▶ _Your objective_
Please transcribe the listing below in full and word for word, without its pictures.

§

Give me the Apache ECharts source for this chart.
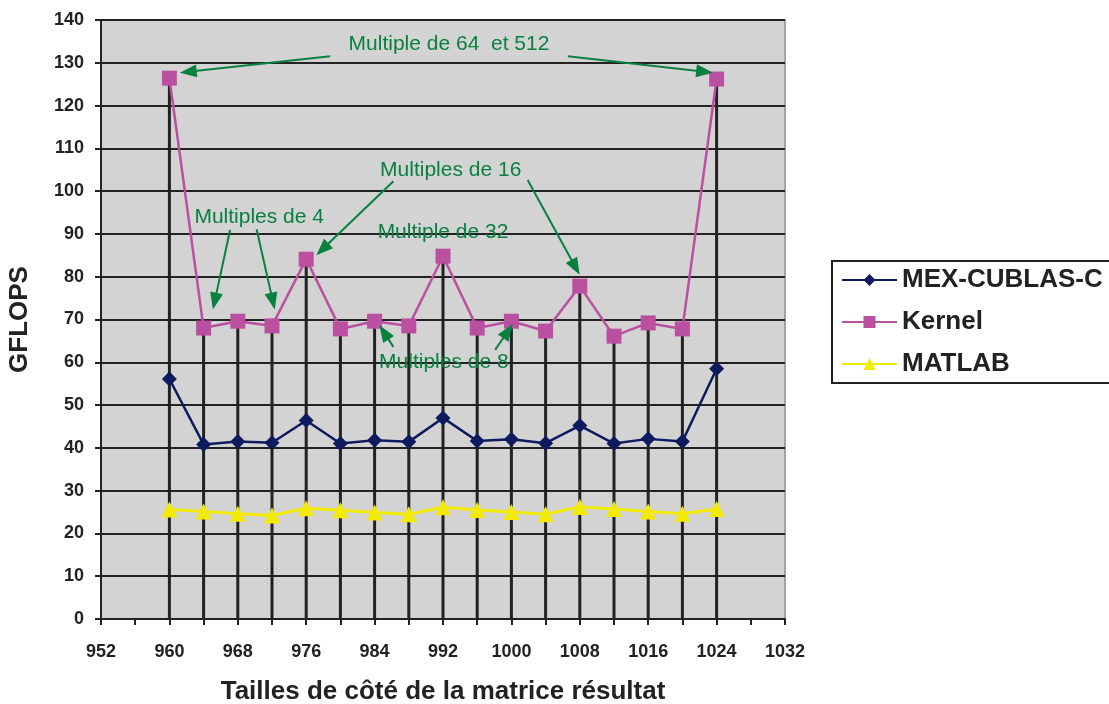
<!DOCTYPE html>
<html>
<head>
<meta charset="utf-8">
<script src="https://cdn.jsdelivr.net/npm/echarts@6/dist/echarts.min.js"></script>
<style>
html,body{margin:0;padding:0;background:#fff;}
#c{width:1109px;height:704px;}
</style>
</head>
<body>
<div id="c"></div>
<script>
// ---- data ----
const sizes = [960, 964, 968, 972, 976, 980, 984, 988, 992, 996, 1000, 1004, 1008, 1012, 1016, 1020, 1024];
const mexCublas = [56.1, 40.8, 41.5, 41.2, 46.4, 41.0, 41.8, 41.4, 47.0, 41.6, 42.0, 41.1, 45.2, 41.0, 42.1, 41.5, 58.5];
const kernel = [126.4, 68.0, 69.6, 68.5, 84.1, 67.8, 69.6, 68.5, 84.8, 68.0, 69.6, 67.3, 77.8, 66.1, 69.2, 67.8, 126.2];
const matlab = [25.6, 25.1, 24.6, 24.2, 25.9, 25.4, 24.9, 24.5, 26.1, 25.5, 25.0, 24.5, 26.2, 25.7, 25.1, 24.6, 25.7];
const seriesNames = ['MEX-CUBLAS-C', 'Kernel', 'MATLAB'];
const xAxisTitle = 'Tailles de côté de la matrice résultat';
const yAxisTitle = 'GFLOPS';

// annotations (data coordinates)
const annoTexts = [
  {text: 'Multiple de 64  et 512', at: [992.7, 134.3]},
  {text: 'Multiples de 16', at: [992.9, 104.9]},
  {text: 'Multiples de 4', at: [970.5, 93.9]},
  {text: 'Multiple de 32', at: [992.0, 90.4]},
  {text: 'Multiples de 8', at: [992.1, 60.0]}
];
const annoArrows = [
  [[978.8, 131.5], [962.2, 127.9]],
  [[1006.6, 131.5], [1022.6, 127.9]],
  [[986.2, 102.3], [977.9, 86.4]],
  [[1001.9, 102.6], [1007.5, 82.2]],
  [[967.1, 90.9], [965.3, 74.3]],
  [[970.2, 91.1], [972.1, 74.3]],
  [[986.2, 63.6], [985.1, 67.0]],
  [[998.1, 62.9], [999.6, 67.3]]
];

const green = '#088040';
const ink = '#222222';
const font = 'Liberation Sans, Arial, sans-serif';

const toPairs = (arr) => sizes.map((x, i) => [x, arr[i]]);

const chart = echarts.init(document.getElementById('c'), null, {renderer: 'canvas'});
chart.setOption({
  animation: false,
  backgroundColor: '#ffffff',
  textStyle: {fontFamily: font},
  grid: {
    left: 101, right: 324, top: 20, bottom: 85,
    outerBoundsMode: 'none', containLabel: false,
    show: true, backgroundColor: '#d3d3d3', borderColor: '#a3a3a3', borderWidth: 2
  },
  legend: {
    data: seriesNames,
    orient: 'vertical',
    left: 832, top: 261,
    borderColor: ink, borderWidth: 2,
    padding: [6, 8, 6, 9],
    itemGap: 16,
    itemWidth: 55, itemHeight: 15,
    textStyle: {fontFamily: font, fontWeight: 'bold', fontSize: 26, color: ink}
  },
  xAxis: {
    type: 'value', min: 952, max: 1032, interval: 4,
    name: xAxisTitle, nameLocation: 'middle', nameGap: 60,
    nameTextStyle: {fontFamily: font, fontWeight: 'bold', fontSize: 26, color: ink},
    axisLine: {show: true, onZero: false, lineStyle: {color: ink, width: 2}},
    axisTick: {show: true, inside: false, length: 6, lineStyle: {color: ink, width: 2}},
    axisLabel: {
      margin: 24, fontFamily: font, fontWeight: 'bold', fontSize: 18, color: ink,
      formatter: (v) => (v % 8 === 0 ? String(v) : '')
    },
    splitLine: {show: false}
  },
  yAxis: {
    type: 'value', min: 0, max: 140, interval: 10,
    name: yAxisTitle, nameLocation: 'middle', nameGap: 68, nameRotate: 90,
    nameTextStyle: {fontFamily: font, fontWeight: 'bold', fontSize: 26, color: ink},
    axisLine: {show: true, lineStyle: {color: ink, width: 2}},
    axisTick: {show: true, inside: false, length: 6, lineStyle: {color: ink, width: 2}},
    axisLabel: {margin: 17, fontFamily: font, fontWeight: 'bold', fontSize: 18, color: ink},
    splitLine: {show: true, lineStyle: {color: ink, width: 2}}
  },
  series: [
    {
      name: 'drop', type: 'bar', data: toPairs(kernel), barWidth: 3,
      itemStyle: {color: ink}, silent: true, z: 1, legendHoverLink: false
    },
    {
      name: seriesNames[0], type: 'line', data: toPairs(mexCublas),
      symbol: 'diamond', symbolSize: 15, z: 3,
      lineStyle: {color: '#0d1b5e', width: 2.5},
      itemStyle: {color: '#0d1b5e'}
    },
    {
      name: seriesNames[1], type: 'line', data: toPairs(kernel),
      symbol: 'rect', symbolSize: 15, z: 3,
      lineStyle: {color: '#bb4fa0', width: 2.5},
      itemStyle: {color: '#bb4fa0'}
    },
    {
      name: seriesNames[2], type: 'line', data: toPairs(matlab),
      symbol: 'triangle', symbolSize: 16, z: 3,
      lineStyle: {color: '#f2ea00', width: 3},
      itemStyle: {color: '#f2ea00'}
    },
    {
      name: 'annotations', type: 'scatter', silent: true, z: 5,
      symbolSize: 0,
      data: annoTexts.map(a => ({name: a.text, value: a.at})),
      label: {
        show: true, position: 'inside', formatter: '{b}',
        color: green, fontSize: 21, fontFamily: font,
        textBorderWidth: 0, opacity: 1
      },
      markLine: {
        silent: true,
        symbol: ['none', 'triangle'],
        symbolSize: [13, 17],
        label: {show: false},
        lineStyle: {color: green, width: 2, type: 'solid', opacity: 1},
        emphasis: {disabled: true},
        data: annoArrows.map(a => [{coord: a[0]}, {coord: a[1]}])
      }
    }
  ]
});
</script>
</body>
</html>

§

▶ _Finished answer_
Give me the Apache ECharts source for this chart.
<!DOCTYPE html>
<html>
<head>
<meta charset="utf-8">
<script src="https://cdn.jsdelivr.net/npm/echarts@6/dist/echarts.min.js"></script>
<style>
html,body{margin:0;padding:0;background:#fff;}
#c{width:1109px;height:704px;}
</style>
</head>
<body>
<div id="c"></div>
<script>
// ---- data ----
const sizes = [960, 964, 968, 972, 976, 980, 984, 988, 992, 996, 1000, 1004, 1008, 1012, 1016, 1020, 1024];
const mexCublas = [56.1, 40.8, 41.5, 41.2, 46.4, 41.0, 41.8, 41.4, 47.0, 41.6, 42.0, 41.1, 45.2, 41.0, 42.1, 41.5, 58.5];
const kernel = [126.4, 68.0, 69.6, 68.5, 84.1, 67.8, 69.6, 68.5, 84.8, 68.0, 69.6, 67.3, 77.8, 66.1, 69.2, 67.8, 126.2];
const matlab = [25.6, 25.1, 24.6, 24.2, 25.9, 25.4, 24.9, 24.5, 26.1, 25.5, 25.0, 24.5, 26.2, 25.7, 25.1, 24.6, 25.7];
const seriesNames = ['MEX-CUBLAS-C', 'Kernel', 'MATLAB'];
const xAxisTitle = 'Tailles de côté de la matrice résultat';
const yAxisTitle = 'GFLOPS';

// annotations (data coordinates)
const annoTexts = [
  {text: 'Multiple de 64  et 512', at: [992.7, 134.3]},
  {text: 'Multiples de 16', at: [992.9, 104.9]},
  {text: 'Multiples de 4', at: [970.5, 93.9]},
  {text: 'Multiple de 32', at: [992.0, 90.4]},
  {text: 'Multiples de 8', at: [992.1, 60.0]}
];
const annoArrows = [
  [[978.8, 131.5], [962.2, 127.9]],
  [[1006.6, 131.5], [1022.6, 127.9]],
  [[986.2, 102.3], [977.9, 86.4]],
  [[1001.9, 102.6], [1007.5, 82.2]],
  [[967.1, 90.9], [965.3, 74.3]],
  [[970.2, 91.1], [972.1, 74.3]],
  [[986.2, 63.6], [985.1, 67.0]],
  [[998.1, 62.9], [999.6, 67.3]]
];

const green = '#088040';
const ink = '#222222';
const font = 'Liberation Sans, Arial, sans-serif';

const toPairs = (arr) => sizes.map((x, i) => [x, arr[i]]);

const chart = echarts.init(document.getElementById('c'), null, {renderer: 'canvas'});
chart.setOption({
  animation: false,
  backgroundColor: '#ffffff',
  textStyle: {fontFamily: font},
  grid: {
    left: 101, right: 324, top: 20, bottom: 85,
    outerBoundsMode: 'none', containLabel: false,
    show: true, backgroundColor: '#d3d3d3', borderColor: '#a3a3a3', borderWidth: 2
  },
  legend: {
    data: seriesNames,
    orient: 'vertical',
    left: 832, top: 261,
    borderColor: ink, borderWidth: 2,
    padding: [6, 8, 6, 9],
    itemGap: 16,
    itemWidth: 55, itemHeight: 15,
    textStyle: {fontFamily: font, fontWeight: 'bold', fontSize: 26, color: ink}
  },
  xAxis: {
    type: 'value', min: 952, max: 1032, interval: 4,
    name: xAxisTitle, nameLocation: 'middle', nameGap: 60,
    nameTextStyle: {fontFamily: font, fontWeight: 'bold', fontSize: 26, color: ink},
    axisLine: {show: true, onZero: false, lineStyle: {color: ink, width: 2}},
    axisTick: {show: true, inside: false, length: 6, lineStyle: {color: ink, width: 2}},
    axisLabel: {
      margin: 24, fontFamily: font, fontWeight: 'bold', fontSize: 18, color: ink,
      formatter: (v) => (v % 8 === 0 ? String(v) : '')
    },
    splitLine: {show: false}
  },
  yAxis: {
    type: 'value', min: 0, max: 140, interval: 10,
    name: yAxisTitle, nameLocation: 'middle', nameGap: 68, nameRotate: 90,
    nameTextStyle: {fontFamily: font, fontWeight: 'bold', fontSize: 26, color: ink},
    axisLine: {show: true, lineStyle: {color: ink, width: 2}},
    axisTick: {show: true, inside: false, length: 6, lineStyle: {color: ink, width: 2}},
    axisLabel: {margin: 17, fontFamily: font, fontWeight: 'bold', fontSize: 18, color: ink},
    splitLine: {show: true, lineStyle: {color: ink, width: 2}}
  },
  series: [
    {
      name: 'drop', type: 'bar', data: toPairs(kernel), barWidth: 3,
      itemStyle: {color: ink}, silent: true, z: 1, legendHoverLink: false
    },
    {
      name: seriesNames[0], type: 'line', data: toPairs(mexCublas),
      symbol: 'diamond', symbolSize: 15, z: 3,
      lineStyle: {color: '#0d1b5e', width: 2.5},
      itemStyle: {color: '#0d1b5e'}
    },
    {
      name: seriesNames[1], type: 'line', data: toPairs(kernel),
      symbol: 'rect', symbolSize: 15, z: 3,
      lineStyle: {color: '#bb4fa0', width: 2.5},
      itemStyle: {color: '#bb4fa0'}
    },
    {
      name: seriesNames[2], type: 'line', data: toPairs(matlab),
      symbol: 'triangle', symbolSize: 16, z: 3,
      lineStyle: {color: '#f2ea00', width: 3},
      itemStyle: {color: '#f2ea00'}
    },
    {
      name: 'annotations', type: 'scatter', silent: true, z: 5,
      symbolSize: 0,
      data: annoTexts.map(a => ({name: a.text, value: a.at})),
      label: {
        show: true, position: 'inside', formatter: '{b}',
        color: green, fontSize: 21, fontFamily: font,
        textBorderWidth: 0, opacity: 1
      },
      markLine: {
        silent: true,
        symbol: ['none', 'triangle'],
        symbolSize: [13, 17],
        label: {show: false},
        lineStyle: {color: green, width: 2, type: 'solid', opacity: 1},
        emphasis: {disabled: true},
        data: annoArrows.map(a => [{coord: a[0]}, {coord: a[1]}])
      }
    }
  ]
});
</script>
</body>
</html>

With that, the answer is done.